Even if we didn't knowingly do it we accepted it. We chose the easy way out and allowed the right wing to slime everything from the great society, to labor laws, to voting rights, to environmental regulation. Instead of serving as the firewall against history revision and preventing this erosion of our civic responsibility, the media bobble heads followed us right off of the cliff. It is as if we tapped out in the late 70's and have been socially unconscious every sense.
Here are just a few clues as to how bad it has gotten:
The need for healthcare should not have pitted people (on social security and medicare) against each other in yelling matches, calling each other socialists.
The efficacy of and need for the 64 civil rights bill should not even be a topic of discussion.
An ignorant demagogue like Sarah Palin should never have happened.
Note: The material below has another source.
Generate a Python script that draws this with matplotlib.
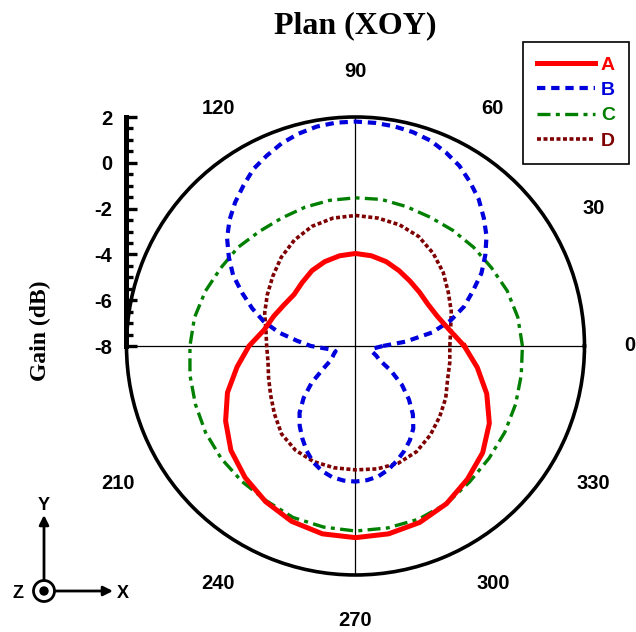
import numpy as np
import matplotlib
matplotlib.use('Agg')
from matplotlib import pyplot as plt
from matplotlib.lines import Line2D
from matplotlib.patches import Circle
from matplotlib.ticker import MultipleLocator

plt.rcParams['font.family'] = ['Liberation Sans', 'DejaVu Sans']
plt.rcParams['axes.unicode_minus'] = False

# angles (deg) and gains (dB)
ang10 = np.arange(0, 370, 10)
ang5 = np.arange(0, 365, 5)

gain_a = [-3.25, -3.85, -4.2, -4.35, -4.35, -4.3, -4.2, -4.08, -4.0, -3.96,
          -4.0, -4.08, -4.2, -4.38, -4.5, -4.4, -4.2, -3.95, -3.35, -2.75,
          -2.05, -1.45, -0.9, -0.5, -0.15, 0.15, 0.33, 0.37, 0.33, 0.2,
          -0.05, -0.4, -0.75, -1.25, -1.9, -2.6, -3.25]

gain_b = [-6.8, -5.8, -4.6, -3.7, -2.95, -2.35, -1.65, -1.08, -0.53, -0.08,
          0.37, 0.73, 1.08, 1.33, 1.55, 1.67, 1.74, 1.78, 1.8, 1.79,
          1.73, 1.6, 1.42, 1.17, 0.92, 0.54, 0.18, -0.22, -0.68, -1.25,
          -1.83, -2.55, -3.2, -3.85, -4.6, -5.45, -6.05, -6.7, -7.0, -7.1,
          -7.0, -6.9, -6.75, -6.3, -5.5, -4.8, -4.2, -3.75, -3.35, -2.95,
          -2.6, -2.35, -2.18, -2.1, -2.08, -2.12, -2.22, -2.42, -2.68, -2.95,
          -3.25, -3.6, -4.1, -4.7, -5.35, -6.1, -6.8, -7.0, -7.2, -7.25,
          -7.25, -7.1, -6.8]

gain_c = [-0.71, -0.8, -0.95, -1.15, -1.28, -1.4, -1.5, -1.52, -1.5, -1.53,
          -1.54, -1.55, -1.55, -1.47, -1.3, -1.2, -1.02, -0.86, -0.77, -0.66,
          -0.56, -0.44, -0.35, -0.28, -0.2, -0.03, 0.03, 0.08, 0.07, 0.05,
          -0.05, -0.25, -0.38, -0.47, -0.56, -0.65, -0.71]

gain_d = [-3.88, -3.78, -3.55, -3.32, -3.0, -2.72, -2.48, -2.37, -2.33, -2.3,
          -2.33, -2.44, -2.66, -2.95, -3.28, -3.55, -3.78, -4.03, -4.12, -4.12,
          -3.96, -3.72, -3.38, -2.98, -2.75, -2.63, -2.6, -2.59, -2.55, -2.55,
          -2.67, -2.92, -3.2, -3.45, -3.72, -3.82, -3.88]

angle_labels = [0, 30, 60, 90, 120, 210, 240, 270, 300, 330]
series_names = ['A', 'B', 'C', 'D']
colors = ['#ff0000', '#0000dd', '#007f00', '#7f0000']

fig = plt.figure(figsize=(6.36, 6.32), dpi=100)

# polar plot
ax = fig.add_axes([0.1989, 0.0902, 0.7201, 0.7247], projection='polar')
ax.set_ylim(-8, 2)
ax.plot(np.deg2rad(ang10), gain_a, color=colors[0], lw=3.6, zorder=5)
ax.plot(np.deg2rad(ang5), gain_b, color=colors[1], lw=3.0,
        ls=(0, (2.0, 1.4)), zorder=4)
ax.plot(np.deg2rad(ang10), gain_c, color=colors[2], lw=2.4,
        ls=(0, (3.9, 1.6, 1.2, 1.6)), zorder=3)
ax.plot(np.deg2rad(ang10), gain_d, color=colors[3], lw=2.6,
        ls=(0, (1.1, 0.7)), zorder=3)

ax.set_xticks(np.deg2rad([0, 90, 180, 270]))
ax.set_xticklabels([])
ax.set_yticks([])
ax.xaxis.grid(True, color='black', lw=0.9)
ax.spines['polar'].set_linewidth(2.6)
for a in angle_labels:
    ax.text(np.deg2rad(a), 4.0, str(a), ha='center', va='center',
            fontsize=14.5, fontweight='bold', clip_on=False)

# radial gain axis on the left
rax = fig.add_axes([0.1981, 0.4525, 0.001, 0.3623])
rax.set_ylim(-8, 2)
rax.set_xticks([])
for s in ['right', 'top', 'bottom']:
    rax.spines[s].set_visible(False)
rax.spines['left'].set_linewidth(3.6)
rax.yaxis.set_major_locator(MultipleLocator(2))
rax.yaxis.set_minor_locator(MultipleLocator(0.5))
rax.tick_params(axis='y', which='major', direction='in', length=8, width=2.4,
                pad=10, labelsize=14.5)
rax.tick_params(axis='y', which='minor', direction='in', length=5, width=2.4)
for lab in rax.get_yticklabels():
    lab.set_fontweight('bold')
rax.patch.set_alpha(0)

fig.text(0.558, 1 - 26 / 632, 'Plan (XOY)', ha='center', va='center',
         family='Liberation Serif', fontsize=23, fontweight='bold')
fig.text(40 / 636, 1 - 331 / 632, 'Gain (dB)', ha='center', va='center',
         rotation=90, family='Liberation Serif', fontsize=17, fontweight='bold')

# legend
handles = [
    Line2D([], [], color=colors[0], lw=3.6),
    Line2D([], [], color=colors[1], lw=3.0, ls=(0, (2.0, 1.4))),
    Line2D([], [], color=colors[2], lw=2.4, ls=(0, (3.9, 1.6, 1.2, 1.6))),
    Line2D([], [], color=colors[3], lw=2.6, ls=(0, (1.1, 0.7))),
]
leg = fig.legend(handles, series_names, loc='upper right',
                 bbox_to_anchor=(629 / 636, 1 - 42 / 632),
                 bbox_transform=fig.transFigure, borderaxespad=0,
                 fancybox=False, edgecolor='black', framealpha=1,
                 handlelength=3.0, handletextpad=0.3, labelspacing=0.4,
                 borderpad=0.72, prop={'size': 14, 'weight': 'bold'})
leg.get_frame().set_linewidth(1.2)
for t, c in zip(leg.get_texts(), colors):
    t.set_color(c)

# coordinate system icon
ov = fig.add_axes([0, 0, 1, 1], zorder=-1)
ov.set_xlim(0, 636)
ov.set_ylim(632, 0)
ov.axis('off')
ov.annotate('', xy=(44, 515), xytext=(44, 580),
            arrowprops=dict(arrowstyle='-|>', lw=2, color='black',
                            mutation_scale=14, shrinkA=0, shrinkB=0))
ov.annotate('', xy=(113, 591), xytext=(55, 591),
            arrowprops=dict(arrowstyle='-|>', lw=2, color='black',
                            mutation_scale=14, shrinkA=0, shrinkB=0))
ov.add_patch(Circle((44, 591), 10.5, fill=False, lw=2, color='black'))
ov.add_patch(Circle((44, 591), 4, color='black'))
ov.text(44, 505, 'Y', ha='center', va='center', fontsize=13, fontweight='bold')
ov.text(123, 594, 'X', ha='center', va='center', fontsize=13, fontweight='bold')
ov.text(18, 593, 'Z', ha='center', va='center', fontsize=13, fontweight='bold')

fig.savefig('out.png', dpi=100)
The Presidency of George W Bush should never have happened.
The reality is that as liberals got beat up, America got dumbed down. But here we are, and in the final analysis we are to blame for the BP fiasco.
Now what better way to redeem ourselves than to take this latest tragedy in the gulf and conquer it. Not with corporate friendly half steps, focus grouped half truths, and right-wing theories that have been shown ineffective. But with a big social contract, as big as the gulf tragedy itself. All those "conservative" shrimpers and fishermen and oil workers down in the gulf, do you think they trust the private sector now after a month of this? All those southern politicians who trash the federal government but receive the bulk of federal assistance proportional to their populations, do you think they will keep singing the "gub-ment bad" song?
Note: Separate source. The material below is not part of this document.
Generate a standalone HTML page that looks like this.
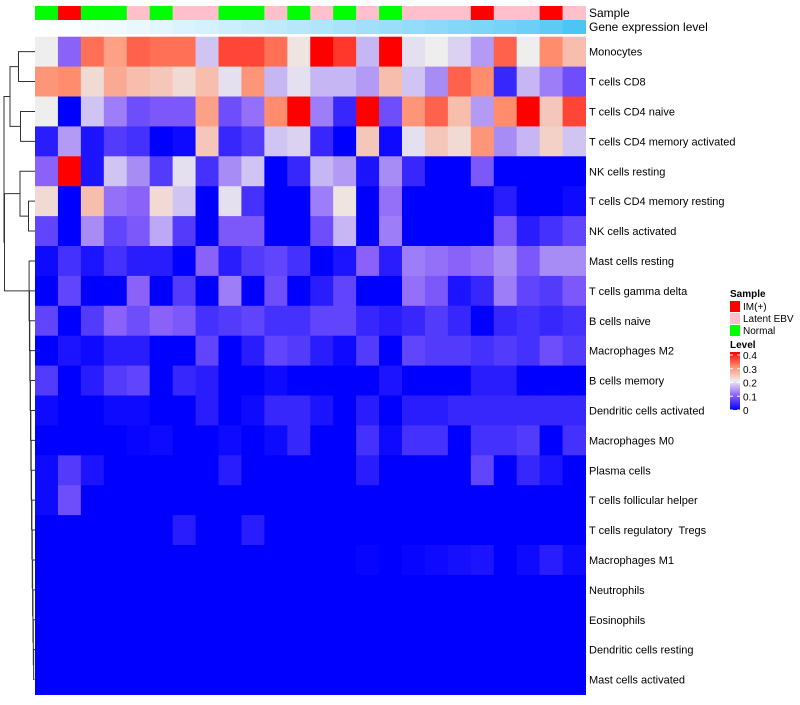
<!DOCTYPE html>
<html><head><meta charset="utf-8"><style>
body{margin:0;background:#fff;width:800px;height:700px;overflow:hidden;font-family:"Liberation Sans",sans-serif}
svg text{font-family:"Liberation Sans",sans-serif;white-space:pre}
</style></head><body>
<svg id="chart" width="800" height="700"></svg>
<script>
const rowLabels=["Monocytes","T cells CD8","T cells CD4 naive","T cells CD4 memory activated","NK cells resting","T cells CD4 memory resting","NK cells activated","Mast cells resting","T cells gamma delta","B cells naive","Macrophages M2","B cells memory","Dendritic cells activated","Macrophages M0","Plasma cells","T cells follicular helper","T cells regulatory  Tregs","Macrophages M1","Neutrophils","Eosinophils","Dendritic cells resting","Mast cells activated"];
const sampleTypes=["Normal","IM(+)","Normal","Normal","Latent EBV","Normal","Latent EBV","Latent EBV","Normal","Normal","Latent EBV","Normal","Latent EBV","Normal","Latent EBV","Normal","Latent EBV","Latent EBV","Latent EBV","IM(+)","Latent EBV","Latent EBV","IM(+)","Latent EBV"];
const geneLevel=[0,0.02,0.06,0.09,0.12,0.16,0.2,0.24,0.28,0.32,0.36,0.4,0.44,0.48,0.52,0.56,0.6,0.64,0.68,0.72,0.76,0.82,0.9,1];
const r0=[0.2,0.1,0.32,0.28,0.33,0.32,0.32,0.17,0.35,0.35,0.32,0.21,0.4,0.36,0.16,0.4,0.19,0.2,0.18,0.14,0.33,0.2,0.3,0.25];
const r1=[0.29,0.3,0.22,0.27,0.25,0.24,0.22,0.25,0.19,0.29,0.16,0.19,0.16,0.16,0.14,0.25,0.17,0.13,0.33,0.3,0.04,0.16,0.12,0.08];
const r2=[0.2,0,0.17,0.12,0.08,0.09,0.09,0.28,0.08,0.11,0.3,0.4,0.12,0.04,0.4,0.08,0.29,0.33,0.25,0.14,0.3,0.4,0.24,0.35];
const r3=[0.03,0.14,0.02,0.06,0.05,0,0.01,0.24,0.04,0.06,0.17,0.18,0.04,0,0.24,0.01,0.19,0.24,0.22,0.29,0.13,0.16,0.23,0.17];
const r4=[0.1,0.4,0.02,0.17,0.13,0.06,0.19,0.05,0.13,0.17,0,0.04,0.16,0.14,0.02,0.13,0.04,0,0,0.09,0,0,0,0];
const r5=[0.22,0,0.25,0.11,0.1,0.22,0.17,0,0.19,0.05,0,0,0.12,0.21,0,0.11,0,0,0,0,0.03,0,0,0.01];
const r6=[0.07,0,0.13,0.07,0.09,0.15,0.06,0,0.09,0.09,0,0,0.08,0.16,0,0.12,0,0,0,0,0.09,0.03,0.05,0.07];
const r7=[0.01,0.05,0.02,0.05,0.03,0.03,0,0.1,0.03,0.06,0.07,0.05,0,0.02,0.1,0.03,0.12,0.11,0.1,0.11,0.13,0.09,0.13,0.13];
const r8=[0,0.07,0,0,0.1,0,0.06,0,0.12,0,0.08,0,0.03,0.07,0,0,0.11,0.09,0.02,0.04,0.12,0.07,0.06,0.09];
const r9=[0.07,0,0.06,0.1,0.08,0.1,0.09,0.05,0.06,0.07,0.05,0.05,0.07,0.07,0.04,0.03,0.04,0.06,0.04,0,0.04,0.05,0.04,0.05];
const r10=[0,0.02,0.01,0.03,0.03,0,0,0.07,0,0.03,0.07,0.06,0.03,0.01,0.06,0,0.07,0.06,0.06,0.05,0.06,0.05,0.08,0.06];
const r11=[0.06,0,0.03,0.06,0.07,0,0.04,0.03,0,0,0.01,0,0,0,0,0.02,0,0,0,0.03,0.03,0,0,0];
const r12=[0.01,0,0,0.01,0.01,0,0,0.03,0,0.01,0.04,0.04,0.02,0,0.03,0,0.03,0.03,0.04,0.04,0.04,0.04,0.04,0.04];
const r13=[0,0,0,0,0.005,0.01,0,0,0.01,0,0.01,0.04,0,0,0.05,0.01,0.05,0.05,0,0.05,0.05,0.06,0,0.05];
const r14=[0.01,0.06,0.02,0,0,0,0,0,0.03,0,0,0,0,0,0.03,0,0,0,0,0.07,0,0.04,0.02,0];
const r15=[0.01,0.08,0,0,0,0,0,0,0,0,0,0,0,0,0,0,0,0,0,0,0,0,0,0];
const r16=[0,0,0,0,0,0,0.03,0,0,0.03,0,0,0,0,0,0,0,0,0,0,0,0,0,0];
const r17=[0,0,0,0,0,0,0,0,0,0,0,0,0,0,0.005,0,0.005,0.01,0.015,0.02,0,0.01,0.03,0.01];
const r18=[0,0,0,0,0,0,0,0,0,0,0,0,0,0,0,0,0,0,0,0,0,0,0,0];
const r19=[0,0,0,0,0,0,0,0,0,0,0,0,0,0,0,0,0,0,0,0,0,0,0,0];
const r20=[0,0,0,0,0,0,0,0,0,0,0,0,0,0,0,0,0,0,0,0,0,0,0,0];
const r21=[0,0,0,0,0,0,0,0,0,0,0,0,0,0,0,0,0,0,0,0,0,0,0,0];
const values=[r0,r1,r2,r3,r4,r5,r6,r7,r8,r9,r10,r11,r12,r13,r14,r15,r16,r17,r18,r19,r20,r21];
const legendTicks=[0,0.1,0.2,0.3,0.4];

const NS="http://www.w3.org/2000/svg";
const svg=document.getElementById('chart');
function mk(tag,attrs,parent){const e=document.createElementNS(NS,tag);for(const k in attrs)e.setAttribute(k,attrs[k]);(parent||svg).appendChild(e);return e;}
const X0=35,X1=585.5,Y0=36.7,Y1=694.5;
const nC=24,nR=rowLabels.length;
const cw=(X1-X0)/nC, rh=(Y1-Y0)/nR;
const xS=i=>X0+i*cw, yS=j=>Y0+j*rh;
function lerp(a,b,t){return Math.round(a+(b-a)*t);}
const stops=[[0,[0,0,255]],[0.25,[138,98,250]],[0.5,[238,238,238]],[0.75,[255,140,108]],[1,[255,0,0]]];
function col(v){const t=Math.max(0,Math.min(1,v/0.4));
 for(let k=0;k<stops.length-1;k++){const a=stops[k],b=stops[k+1];
  if(t<=b[0]){const u=(t-a[0])/(b[0]-a[0]);return `rgb(${lerp(a[1][0],b[1][0],u)},${lerp(a[1][1],b[1][1],u)},${lerp(a[1][2],b[1][2],u)})`;}}
 return 'rgb(255,0,0)';}
const sampleColor={"IM(+)":"#ff0000","Latent EBV":"#ffc0cb","Normal":"#00ff00"};
function geneCol(g){return `rgb(${lerp(255,76,g)},${lerp(255,196,g)},${lerp(255,245,g)})`;}

const gCells=mk('g',{});


values.forEach((row,j)=>row.forEach((v,i)=>{
 const r=mk('rect',{x:xS(i),y:yS(j),width:cw+0.5,height:rh+0.5,fill:col(v)},gCells);
 
 
}));
sampleTypes.forEach((s,i)=>{
 const r=mk('rect',{x:xS(i),y:6,width:cw+0.5,height:14,fill:sampleColor[s]});
 
 
});
geneLevel.forEach((g,i)=>{
 const r=mk('rect',{x:xS(i),y:20,width:cw+0.5,height:14,fill:geneCol(g)});
 
 
});
let t=mk('text',{x:589,y:17,'font-size':12});t.textContent='Sample';

t=mk('text',{x:589,y:31,'font-size':12});t.textContent='Gene expression level';

rowLabels.forEach((l,j)=>{
 const e=mk('text',{x:589,y:yS(j)+rh/2+4,'font-size':11});
 e.textContent=l;
 
 
});
const cy=j=>yS(j)+rh/2;
const dg=mk('g',{stroke:'#333','stroke-width':1,fill:'none'});


function link(xa,ya,xb,yb,xm){mk('path',{d:`M${xa},${ya}H${xm}V${yb}H${xb}`},dg);}
link(35,cy(0),35,cy(1),18.5);
link(35,cy(2),35,cy(3),20.5);
link(18.5,(cy(0)+cy(1))/2,20.5,(cy(2)+cy(3))/2,10);
link(35,cy(5),35,cy(6),28.5);
link(35,cy(4),28.5,(cy(5)+cy(6))/2,20);
let prevY=cy(21),prevX=34.5;
for(let j=20;j>=7;j--){const xm=34-(21-j)*0.35;link(35,cy(j),prevX,prevY,xm);prevY=(cy(j)+prevY)/2;prevX=xm;}
link(20,(cy(4)+(cy(5)+cy(6))/2)/2,prevX,prevY,4.5);
link(10,(cy(0)+cy(3))/2,4.5,((cy(4)+(cy(5)+cy(6))/2)/2+prevY)/2,4);
t=mk('text',{x:730,y:297,'font-size':10,'font-weight':'bold'});t.textContent='Sample';

[["IM(+)","#ff0000"],["Latent EBV","#ffc0cb"],["Normal","#00ff00"]].forEach((p,k)=>{
 const r=mk('rect',{x:730,y:301+k*12,width:10,height:11,fill:p[1]});
 
 const e=mk('text',{x:743,y:310+k*12,'font-size':10});e.textContent=p[0];
 
});
t=mk('text',{x:730,y:348,'font-size':10,'font-weight':'bold'});t.textContent='Level';

const defs=mk('defs',{});
const lg=mk('linearGradient',{id:'lvl',x1:0,y1:1,x2:0,y2:0},defs);
[0,0.125,0.25,0.375,0.5,0.625,0.75,0.875,1].forEach(o=>mk('stop',{offset:o,'stop-color':col(o*0.4)},lg));
const bar=mk('rect',{x:730,y:352,width:10,height:58,fill:'url(#lvl)'});

legendTicks.forEach(v=>{
 const y=410-(v/0.4)*55;
 mk('line',{x1:730,x2:733,y1:y,y2:y,stroke:'#fff'});
 mk('line',{x1:737,x2:740,y1:y,y2:y,stroke:'#fff'});
 const e=mk('text',{x:743,y:y+4,'font-size':10});e.textContent=v===0?'0':v.toFixed(1);
 
});
</script>
</body></html>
Mr. President here is what you do. Put your little blue ribbon commission together with the requisite republican and democratic representative. But don't stop there. By Wednesday have a nationally televised prime-time press conference and be straight with the American people. Just like we are going to war (which in effect we are), speak directly to the citizens of this country. Tell them where we stand in stopping the flow, how bad the spill is, how long it will effect our environment and what we stand to lose because of this. Be brutally honest with us because again this is war. Explain that you allowed the "free market" a month to try and fix this mess, unfettered with any government oversight. Explain that you gave them tax payer funded assistance but asked for nothing in return even allowing BP to control coast guard resources.
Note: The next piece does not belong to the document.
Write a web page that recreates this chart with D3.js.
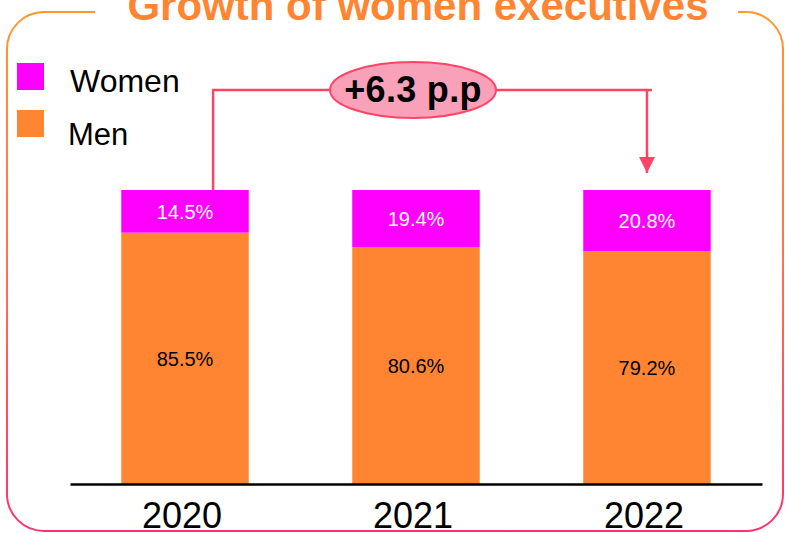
<!DOCTYPE html>
<html>
<head>
<meta charset="utf-8">
<script src="https://cdn.jsdelivr.net/npm/d3@7"></script>
<style>
  html, body { margin: 0; padding: 0; background: #fff; }
  svg { display: block; font-family: "Liberation Sans", Arial, sans-serif; }
</style>
</head>
<body>
<svg id="chart" width="785" height="533"></svg>
<script>
// Share of executives by gender (percent of total)
const years = ["2020", "2021", "2022"];
const women = [14.5, 19.4, 20.8];
const men = [85.5, 80.6, 79.2];
const seriesNames = ["Women", "Men"];
const changeLabel = "+6.3 p.p";
const title = "Growth of women executives";

const colors = { Women: "#ff00ff", Men: "#ff8533" };
const annoColor = "#ff4466";

const svg = d3.select("#chart");
const W = 785, H = 533;

// Gradient for the frame (orange at top fading to pink at the bottom)
const defs = svg.append("defs");
const grad = defs.append("linearGradient")
  .attr("id", "frameGrad")
  .attr("gradientUnits", "userSpaceOnUse")
  .attr("x1", 0).attr("y1", 0).attr("x2", 0).attr("y2", H);
grad.append("stop").attr("offset", "0%").attr("stop-color", "#ff9a2e");
grad.append("stop").attr("offset", "55%").attr("stop-color", "#ff6a5a");
grad.append("stop").attr("offset", "100%").attr("stop-color", "#ff3070");

// Rounded frame with a gap in the top edge for the title
const fx0 = 7, fy0 = 12, fx1 = 783, fy1 = 531, r = 37;
const frame = d3.path();
frame.moveTo(95, fy0);
frame.lineTo(fx0 + r, fy0);
frame.arcTo(fx0, fy0, fx0, fy0 + r, r);
frame.lineTo(fx0, fy1 - r);
frame.arcTo(fx0, fy1, fx0 + r, fy1, r);
frame.lineTo(fx1 - r, fy1);
frame.arcTo(fx1, fy1, fx1, fy1 - r, r);
frame.lineTo(fx1, fy0 + r);
frame.arcTo(fx1, fy0, fx1 - r, fy0, r);
frame.lineTo(738, fy0);
svg.append("path")
  .attr("d", frame.toString())
  .attr("fill", "none")
  .attr("stroke", "url(#frameGrad)")
  .attr("stroke-width", 2);

// Title
svg.append("text")
  .attr("x", 418).attr("y", 20)
  .attr("text-anchor", "middle")
  .attr("font-size", 42)
  .attr("font-weight", "bold")
  .attr("fill", "#ff8533")
  .text(title);

// Scales
const x = d3.scaleBand()
  .domain(years)
  .range([70, 762])
  .paddingInner(0.448)
  .paddingOuter(0.222);
const y = d3.scaleLinear().domain([0, 100]).range([484, 190]);

// Stack data
const rows = years.map((yr, i) => ({ year: yr, Men: men[i], Women: women[i] }));
const stack = d3.stack().keys(["Men", "Women"]);
const layers = stack(rows);

const g = svg.append("g");
layers.forEach(layer => {
  g.selectAll(null)
    .data(layer)
    .join("rect")
    .attr("x", d => x(d.data.year))
    .attr("y", d => y(d[1]))
    .attr("width", x.bandwidth())
    .attr("height", d => y(d[0]) - y(d[1]))
    .attr("fill", colors[layer.key]);

  g.selectAll(null)
    .data(layer)
    .join("text")
    .attr("x", d => x(d.data.year) + x.bandwidth() / 2)
    .attr("y", d => (y(d[0]) + y(d[1])) / 2)
    .attr("dy", "0.36em")
    .attr("text-anchor", "middle")
    .attr("font-size", 20)
    .attr("fill", layer.key === "Women" ? "#ffffff" : "#000000")
    .text(d => d.data[layer.key].toFixed(1) + "%");
});

// Category axis
const axis = svg.append("g")
  .attr("transform", `translate(0,${y(0)})`)
  .call(d3.axisBottom(x).tickSize(0).tickPadding(18).tickSizeOuter(0));
axis.select(".domain").attr("stroke", "#000").attr("stroke-width", 2.5);
axis.selectAll(".tick text")
  .attr("font-size", 36)
  .attr("font-family", "Liberation Sans, Arial, sans-serif")
  .attr("fill", "#000")
  .attr("dx", -3);

// Legend
const legend = svg.append("g");
const legendRows = [
  { name: seriesNames[0], sy: 63, tx: 70, ty: 92, fs: 32 },
  { name: seriesNames[1], sy: 110, tx: 68, ty: 145, fs: 31 }
];
legendRows.forEach(l => {
  legend.append("rect")
    .attr("x", 17).attr("y", l.sy)
    .attr("width", 27).attr("height", 27)
    .attr("fill", colors[l.name]);
  legend.append("text")
    .attr("x", l.tx).attr("y", l.ty)
    .attr("font-size", l.fs)
    .attr("fill", "#000")
    .text(l.name);
});

// Change annotation: connector from the 2020 bar to an arrow over the 2022 bar
const lineY = 90;
const startX = x(years[0]) + x.bandwidth() * 0.72;
const endX = x(years[2]) + x.bandwidth() / 2;
const midX = x(years[1]) + x.bandwidth() / 2 - 3;
const tipY = y(100) - 17;

defs.append("marker")
  .attr("id", "arrowHead")
  .attr("viewBox", "0 0 10 10")
  .attr("refX", 10).attr("refY", 5)
  .attr("markerWidth", 16).attr("markerHeight", 16)
  .attr("markerUnits", "userSpaceOnUse")
  .attr("orient", "auto")
  .append("path")
  .attr("d", "M0,0 L10,5 L0,10 Z")
  .attr("fill", annoColor);

svg.append("path")
  .attr("d", `M${startX},${y(100)} V${lineY} H${endX + 5}`)
  .attr("fill", "none")
  .attr("stroke", annoColor)
  .attr("stroke-width", 2.5);
svg.append("line")
  .attr("x1", endX).attr("y1", lineY)
  .attr("x2", endX).attr("y2", tipY)
  .attr("stroke", annoColor)
  .attr("stroke-width", 2.5)
  .attr("marker-end", "url(#arrowHead)");

svg.append("ellipse")
  .attr("cx", midX).attr("cy", lineY)
  .attr("rx", 83).attr("ry", 28)
  .attr("fill", "#f9a1b9")
  .attr("stroke", annoColor)
  .attr("stroke-width", 2);
svg.append("text")
  .attr("x", midX).attr("y", 102)
  .attr("text-anchor", "middle")
  .attr("font-size", 36)
  .attr("font-weight", "bold")
  .attr("letter-spacing", 0.3)
  .attr("fill", "#000")
  .text(changeLabel);
</script>
</body>
</html>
Then explain that BP has failed. They have not only failed they have lied and covered up. Now it is time for "big government" to take over and try and fix the wreckage. Don't be timid about it either. IF you have to nationalize BP's American assets, do it. If you have to deploy the US Navy, do it. If you have to ask for help from Europe, do it, they owe us anyway. Do whatever it takes but staying out of the fray isn't going to cut it anymore, because very soon you will be forced to take ownership of this mess by the media and your political enemies. In fact it has already started and this time it may stick. You might as well own it on your terms. What is critical is that YOU need to explain to the American people what is going on, not BP. Time is of the essence Mr President. And we don't have much of it.